The CSSA Congratulates Erin O’Toole on his victory as the new Leader of the Conservative Party of Canada
The CSSA would like to extend a hearty welcome to old friend Erin O’Toole on his victory as the new leader of the Conservative Party of Canada. Erin is a fine man and a very capable politician, and we have every faith that he will be an excellent Prime Minister.
Erin O’Toole was born in Montreal. He enrolled in the RCAF when he was 18 and attended the Royal Military College of Canada in Kingston, ON. He did basic training in Chilliwack, BC; got his wings in Winnipeg, MB; and served out of Halifax, NS. Erin participated in search and rescue missions as a tactical navigator on a Sea King helicopter. He is bilingual.
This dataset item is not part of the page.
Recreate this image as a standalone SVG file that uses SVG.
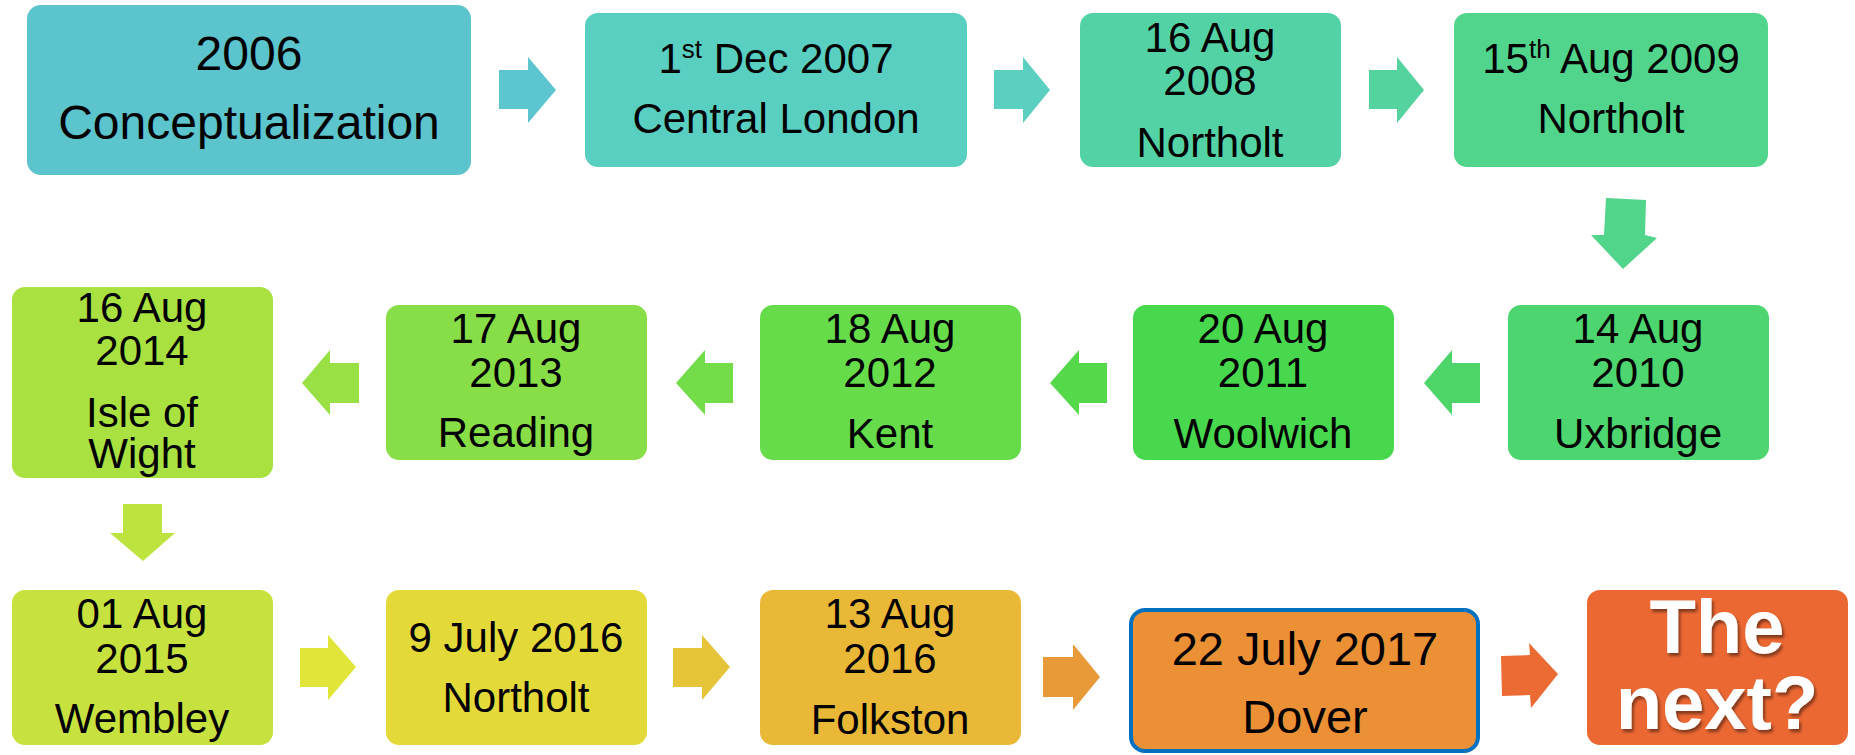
<svg xmlns="http://www.w3.org/2000/svg" width="1855" height="755" viewBox="0 0 1855 755">
<defs>
<style>
text{font-family:"Liberation Sans",Arial,sans-serif;fill:#000;text-anchor:middle;}
.t42{font-size:42px;}
.t48{font-size:48px;}
.t47{font-size:47px;}
.big{font-size:76px;font-weight:bold;fill:#fff;}
</style>
<filter id="sh" x="-10%" y="-10%" width="130%" height="130%">
<feDropShadow dx="2" dy="3" stdDeviation="1.5" flood-color="#000" flood-opacity="0.45"/>
</filter>
</defs>

<g id="connectors">
<polygon points="499,70 528,70 528,57 556,90 528,123 528,109 499,109" fill="#5CC5CF"/>
<polygon points="994,70 1023,70 1023,57 1050,90 1023,123 1023,109 994,109" fill="#5BD0C0"/>
<polygon points="1369,70 1397,70 1397,57 1424,90 1397,123 1397,109 1369,109" fill="#54D39F"/>
<polygon points="1606,198 1646,200 1645,235 1657,238 1623,269 1591,235 1604,235" fill="#51D58A"/>
<polygon points="1480,363 1452,363 1452,350 1424,383 1452,415 1452,403 1480,403" fill="#4DD56A"/>
<polygon points="1107,363 1079,363 1079,350 1050,383 1079,415 1079,403 1107,403" fill="#55D94A"/>
<polygon points="733,363 705,363 705,350 676,383 705,415 705,403 733,403" fill="#72DD48"/>
<polygon points="359,363 330,363 330,350 302,383 330,415 330,403 359,403" fill="#98E044"/>
<polygon points="123,504 162,504 162,533 175,533 143,561 110,533 123,533" fill="#BCE33E"/>
<polygon points="300,648 328,648 328,635 356,667 328,700 328,687 300,687" fill="#E1E53A"/>
<polygon points="673,648 702,648 702,635 730,667 702,700 702,687 673,687" fill="#E6C43A"/>
<polygon points="1043,657 1073,657 1073,644 1100,677 1073,710 1073,697 1043,697" fill="#E89A38"/>
<polygon points="1501,656 1530,655 1529,643 1558,674 1531,708 1530,695 1502,696" fill="#EB6B33"/>
</g>

<g id="n2006">
<rect x="27" y="5" width="444" height="170" rx="14" fill="#5BC4CD"/>
<text class="t48" x="249" y="70">2006</text>
<text class="t48" x="249" y="139">Conceptualization</text>
</g>
<g id="n2007">
<rect x="585" y="13" width="382" height="154" rx="13" fill="#58CFC0"/>
<text class="t42" x="776" y="73">1<tspan font-size="26" dy="-15">st</tspan><tspan dy="15"> Dec 2007</tspan></text>
<text class="t42" x="776" y="133">Central London</text>
</g>
<g id="n2008">
<rect x="1080" y="13" width="261" height="154" rx="13" fill="#53D3A5"/>
<text class="t42" x="1210" y="52">16 Aug</text>
<text class="t42" x="1210" y="95">2008</text>
<text class="t42" x="1210" y="157">Northolt</text>
</g>
<g id="n2009">
<rect x="1454" y="13" width="314" height="154" rx="13" fill="#51D58C"/>
<text class="t42" x="1611" y="73">15<tspan font-size="26" dy="-15">th</tspan><tspan dy="15"> Aug 2009</tspan></text>
<text class="t42" x="1611" y="133">Northolt</text>
</g>
<g id="n2010">
<rect x="1508" y="305" width="261" height="155" rx="13" fill="#4DD56F"/>
<text class="t42" x="1638" y="343">14 Aug</text>
<text class="t42" x="1638" y="387">2010</text>
<text class="t42" x="1638" y="448">Uxbridge</text>
</g>
<g id="n2011">
<rect x="1133" y="305" width="261" height="155" rx="13" fill="#48D84E"/>
<text class="t42" x="1263" y="343">20 Aug</text>
<text class="t42" x="1263" y="387">2011</text>
<text class="t42" x="1263" y="448">Woolwich</text>
</g>
<g id="n2012">
<rect x="760" y="305" width="261" height="155" rx="13" fill="#66DC4B"/>
<text class="t42" x="890" y="343">18 Aug</text>
<text class="t42" x="890" y="387">2012</text>
<text class="t42" x="890" y="448">Kent</text>
</g>
<g id="n2013">
<rect x="386" y="305" width="261" height="155" rx="13" fill="#88DE46"/>
<text class="t42" x="516" y="343">17 Aug</text>
<text class="t42" x="516" y="387">2013</text>
<text class="t42" x="516" y="447">Reading</text>
</g>
<g id="n2014">
<rect x="12" y="287" width="261" height="191" rx="13" fill="#A8E140"/>
<text class="t42" x="142" y="322">16 Aug</text>
<text class="t42" x="142" y="365">2014</text>
<text class="t42" x="142" y="427">Isle of</text>
<text class="t42" x="142" y="468">Wight</text>
</g>
<g id="n2015">
<rect x="12" y="590" width="261" height="155" rx="13" fill="#C7E23E"/>
<text class="t42" x="142" y="628">01 Aug</text>
<text class="t42" x="142" y="673">2015</text>
<text class="t42" x="142" y="733">Wembley</text>
</g>
<g id="n2016a">
<rect x="386" y="590" width="261" height="155" rx="13" fill="#E3DA3A"/>
<text class="t42" x="516" y="652">9 July 2016</text>
<text class="t42" x="516" y="712">Northolt</text>
</g>
<g id="n2016b">
<rect x="760" y="590" width="261" height="155" rx="13" fill="#E8B836"/>
<text class="t42" x="890" y="628">13 Aug</text>
<text class="t42" x="890" y="673">2016</text>
<text class="t42" x="890" y="734">Folkston</text>
</g>
<g id="n2017">
<rect x="1131" y="610" width="347" height="141" rx="14" fill="#EB9035" stroke="#0070C0" stroke-width="4"/>
<text class="t47" x="1305" y="665">22 July 2017</text>
<text class="t47" x="1305" y="733">Dover</text>
</g>
<g id="nnext">
<rect x="1587" y="590" width="261" height="155" rx="13" fill="#EC6833"/>
<text class="big" x="1717" y="653" filter="url(#sh)">The</text>
<text class="big" x="1717" y="729" filter="url(#sh)">next?</text>
</g>
</svg>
After 12 years of service, Erin retired from the military and spent the next decade working in the private sector as a corporate lawyer. He is a founding member of the Board of Directors for the True Patriot Love Foundation, a charity that serves veterans and military families across Canada.
He has been elected 3 times in Durham (2012 by-election, 2015 and 2019). He served as Parliamentary Secretary to the Minister of International Trade before becoming Minister of Veterans Affairs, a beleaguered file he successfully turned around within 10 months at the end of the Harper government.
For the last two years, Erin has served as Shadow Minister for Foreign Affairs. Erin is married to Rebecca and they have two children, Mollie and Jack.
We know that Erin’s firearms policies mean a lot to our membership so here is a verbatim reprint from his campaign website:
- Oppose efforts to reverse the former Conservative government’s policy advances on firearms, including the Trudeau government’s new proposals to confiscate legal firearms.
- Oppose regulations that do not advance public safety and instead penalize law-abiding firearms owners. This includes the arbitrary reclassification of firearms and magazines.
- Conduct a review of the Firearms Act with participation of law enforcement, firearms owners, manufacturers, and members of the public, and then update legislation by introducing a simplified classification system and codifying it in law, so that it is clear what types of firearms fit into each category and classification decisions can, therefore, be made quickly, and with the public and firearms owners having confidence that they are not arbitrary. The legislation will also – for the first time – contain definitions of currently ambiguous issues like the term “variant”.
- Harmonize rules for discharging firearms on your own property so that restricted firearms are treated the same as non-restricted, where the local municipality allows the discharge of firearms.
- Mandate a return to the 180-day period for the re-designed classification system to release firearm import decisions and put final authority for classification decisions back in the hands of Cabinet.
- Focus the resources of the federal government on criminals engaged in the trafficking and use of illegal firearms instead of imposing more layers of bureaucracy on law-abiding Canadians.
- Amend firearms laws to ensure that no administrative expiry could lead to criminal charges or the seizure of a licence holder’s firearm(s). Until an expired licence is renewed, it would remain illegal for licence holders to acquire new firearms or ammunition.
- Support specialized illegal firearms enforcement led by the CBSA and RCMP working closely with American authorities in the United States, to target smuggling operations before illegal firearms reach the border.
- Develop a suicide prevention strategy that encourages people – including legal firearms owners – to seek help when they need it. The current system actually discourages firearms owners from seeking help, due to the fear that the police will show up at their door, and the Trudeau government is making this worse, putting lives at risk.